Oddly, Apple seems to be hiding its intentions, at least in part, when it describes the iPad – rather boringly — as ‘the best way to experience email, photos and video.’Better, perhaps, to downplay expectations.

Remember when cinemas were palaces of dreams? The iPad, I fancy, represents Steve Jobs’ effort to build something similar for media consumption in the 21st century.

Think of it that way, and it becomes obvious why Big Media so loves the prospect of this device succeeding. Display content inside a palace of dreams, and the content itself takes on the air of a dream. And dreams, as any fule no, are valuable things.
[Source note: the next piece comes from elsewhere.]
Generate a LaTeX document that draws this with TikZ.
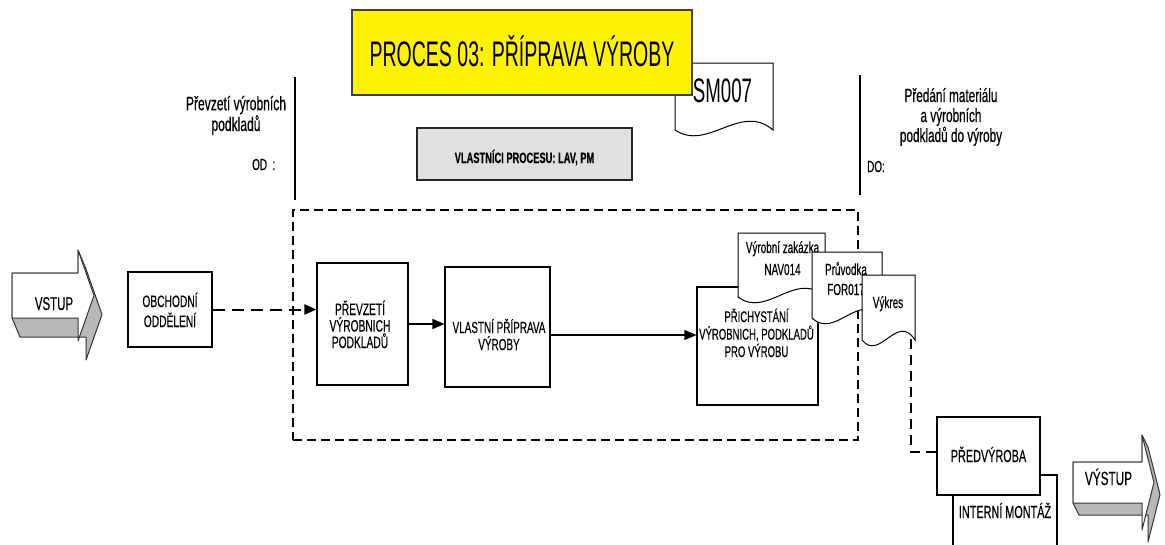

Steve Jobs has set himself up as proprietor of the cinema at the end of the digital rainbow. Happily, when Big Media looks at the iPad, it sees the opposite of the brutal commoditization and disaggregation that occurs on the web.

Price of admission? In 1937, it cost 10d to get into the average Odeon. The iPad’s palace of dreams will cost you $599. And don’t forget the additional cash you’ll be spending on the side to read journalism – like popcorn and ice cream — during the intermission. Everything you consume in the palace of dreams has a price tag, and the mark-up is usually significant.

The big question surrounding the iPad isn’t whether people will buy it. They will, by the millions. Apple’s costs are already covered.

The really big question is whether, in three years’ time, when the price of an iPad falls to $250/£250, Big Media will have a high-volume audience for paid content on its hands.

PS: It was inevitable, but it’s still astonishing to watch: the coverage is exploding. In the hour or so it took to write this, the iPad story count on Google News has gone from 25 to 5,993. What are the chances, I wonder, of Private Eye running a cover story with Steve Jobs as Jesus feeding 5,000 media executives?